*Problem to work on:*
Write out, word for word, only the data from its first line to the line containing "2.3, 2.8, 3.0]".

===== Data lines

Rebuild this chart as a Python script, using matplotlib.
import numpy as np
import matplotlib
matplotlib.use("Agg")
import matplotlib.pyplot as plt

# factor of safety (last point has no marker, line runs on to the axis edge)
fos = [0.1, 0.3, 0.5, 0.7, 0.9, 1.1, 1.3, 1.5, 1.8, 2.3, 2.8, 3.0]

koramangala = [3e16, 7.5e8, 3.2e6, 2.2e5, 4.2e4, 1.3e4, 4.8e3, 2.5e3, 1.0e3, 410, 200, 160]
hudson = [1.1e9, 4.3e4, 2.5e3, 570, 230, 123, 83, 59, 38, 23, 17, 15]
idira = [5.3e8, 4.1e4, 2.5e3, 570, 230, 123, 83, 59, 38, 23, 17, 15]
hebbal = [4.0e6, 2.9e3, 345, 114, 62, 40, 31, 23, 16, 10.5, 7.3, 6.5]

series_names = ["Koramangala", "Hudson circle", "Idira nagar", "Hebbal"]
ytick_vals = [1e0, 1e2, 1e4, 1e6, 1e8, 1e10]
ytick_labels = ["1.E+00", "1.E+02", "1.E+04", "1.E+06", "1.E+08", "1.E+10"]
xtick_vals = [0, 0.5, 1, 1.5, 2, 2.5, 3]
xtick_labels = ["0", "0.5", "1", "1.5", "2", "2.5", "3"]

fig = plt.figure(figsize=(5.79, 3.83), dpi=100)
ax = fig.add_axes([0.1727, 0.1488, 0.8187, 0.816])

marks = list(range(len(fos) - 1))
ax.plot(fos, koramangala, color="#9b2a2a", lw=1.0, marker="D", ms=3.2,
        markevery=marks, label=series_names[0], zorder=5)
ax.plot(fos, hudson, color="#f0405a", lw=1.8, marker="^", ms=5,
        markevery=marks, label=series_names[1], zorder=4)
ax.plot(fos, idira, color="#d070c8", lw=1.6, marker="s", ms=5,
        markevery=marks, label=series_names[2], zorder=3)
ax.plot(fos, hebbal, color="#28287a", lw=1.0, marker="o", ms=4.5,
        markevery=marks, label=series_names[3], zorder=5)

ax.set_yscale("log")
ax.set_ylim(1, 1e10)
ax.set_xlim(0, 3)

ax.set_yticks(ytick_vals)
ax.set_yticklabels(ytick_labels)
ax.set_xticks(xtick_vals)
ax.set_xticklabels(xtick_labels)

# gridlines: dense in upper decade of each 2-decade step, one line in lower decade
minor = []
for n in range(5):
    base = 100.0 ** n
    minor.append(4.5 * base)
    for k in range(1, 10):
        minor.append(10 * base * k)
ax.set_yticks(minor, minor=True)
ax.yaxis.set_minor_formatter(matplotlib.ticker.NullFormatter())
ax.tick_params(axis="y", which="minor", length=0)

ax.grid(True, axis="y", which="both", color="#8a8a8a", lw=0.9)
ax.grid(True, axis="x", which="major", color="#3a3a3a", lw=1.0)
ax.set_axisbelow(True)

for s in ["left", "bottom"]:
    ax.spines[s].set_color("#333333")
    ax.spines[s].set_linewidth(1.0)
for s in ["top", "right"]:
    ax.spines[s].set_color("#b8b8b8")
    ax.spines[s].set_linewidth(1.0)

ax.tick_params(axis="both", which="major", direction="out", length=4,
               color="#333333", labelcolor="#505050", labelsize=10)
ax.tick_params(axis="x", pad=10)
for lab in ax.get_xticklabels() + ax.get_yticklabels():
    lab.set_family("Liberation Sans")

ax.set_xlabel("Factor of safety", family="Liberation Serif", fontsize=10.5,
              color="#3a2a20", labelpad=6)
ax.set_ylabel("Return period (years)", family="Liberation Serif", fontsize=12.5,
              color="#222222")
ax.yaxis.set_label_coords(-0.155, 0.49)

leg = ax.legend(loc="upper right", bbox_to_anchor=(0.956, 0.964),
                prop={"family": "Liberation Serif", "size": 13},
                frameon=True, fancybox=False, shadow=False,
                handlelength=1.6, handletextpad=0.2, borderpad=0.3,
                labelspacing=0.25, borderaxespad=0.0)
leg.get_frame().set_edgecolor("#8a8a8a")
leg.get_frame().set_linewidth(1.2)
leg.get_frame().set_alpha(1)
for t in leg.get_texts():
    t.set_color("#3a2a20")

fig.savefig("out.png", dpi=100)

==========

*Output of the exercise:*
Rebuild this chart as a Python script, using matplotlib.
import numpy as np
import matplotlib
matplotlib.use("Agg")
import matplotlib.pyplot as plt

# factor of safety (last point has no marker, line runs on to the axis edge)
fos = [0.1, 0.3, 0.5, 0.7, 0.9, 1.1, 1.3, 1.5, 1.8, 2.3, 2.8, 3.0]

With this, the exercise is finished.